Under the 2002 Broadcast Act, local stations are prohibited from disseminating foreign broadcasts. The act has drawn criticism for its limits on content and severe penalties for violations, and the government has occasionally used it to restrict broadcasting.
Journalists remain subject to attacks and physical harassment from both the authorities and nonstate actors, although violent attacks against journalists have decreased in recent years. The AJI reported that the number of incidents of violence against the press held more or less steady at 41 in 2014, down from 56 in 2012. Many of the 2014 cases involved harassment and assaults against reporters as they attempted to cover sensitive news stories or protests. In November, police were accused of assaulting as many as 10 journalists in Makassar who were covering students demonstrating against a hike in subsidized fuel prices.
In general, the Indonesian public has access to a variety of news sources and perspectives provided by a large number of private print and broadcast outlets. Television is the most popular medium, and the sector is competitive, with 10 national commercial networks in addition to the state-owned Televisi Republik Indonesia. In 2013, the internet was accessed by 17 percent of the population.
A 2011 study conducted by the nonprofit groups Hivos Southeast Asia and the Center for Innovation, Policy, and Governance found that nearly all of the 12 most prominent media companies had ties to political parties in some respect. These 12 companies also own the country’s 10 major national television stations and five of the six major newspapers. Although a wide range of privately owned local publications operate across Indonesia’s provinces, the print sector is dominated by two media conglomerates, Jawa Pos Group and the Kompas Gramedia Group. Media coverage of the 2014 presidential election campaign confirmed fears about the ability of political parties, large corporations, and powerful individuals to control media content, with major media outlets openly reflecting the political affiliations of their owners. Tabloid newspaper Obor Rakyat reportedly ran libelous anti-Widodo material that is suspected to have been produced by associates of former president Susilo Bambang Yudhoyono.
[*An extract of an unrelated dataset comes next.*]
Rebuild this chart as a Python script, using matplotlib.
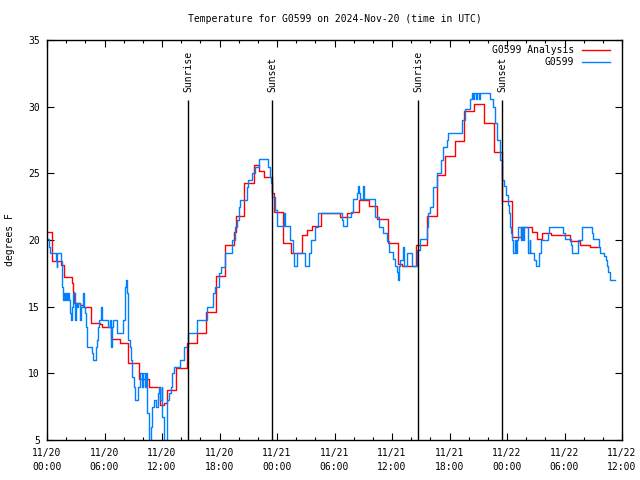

There are no government restrictions on internet access, but the lack of high-speed infrastructure outside major cities limits the medium’s use as a news source in rural areas. Social-media sites such as YouTube, Twitter, and Facebook have become extremely popular among users in Indonesia.
Under the 2002 Broadcast Act, foreign ownership of broadcast media is banned.
Advertising remains a robust source of income for newspapers and television companies, and the shift to online news sources has been slow, though this appears to be changing. Working conditions for Indonesian journalists are poor. According to AJI, media companies do not pay competitive salaries, leading many journalists to take second jobs with corporate sponsors or accept bribes for coverage. In 2013, Bambang Harymurti, a former press council member and publisher of Tempo magazine, described bribery as “a rampant problem in Indonesia, especially among the small and regional media.”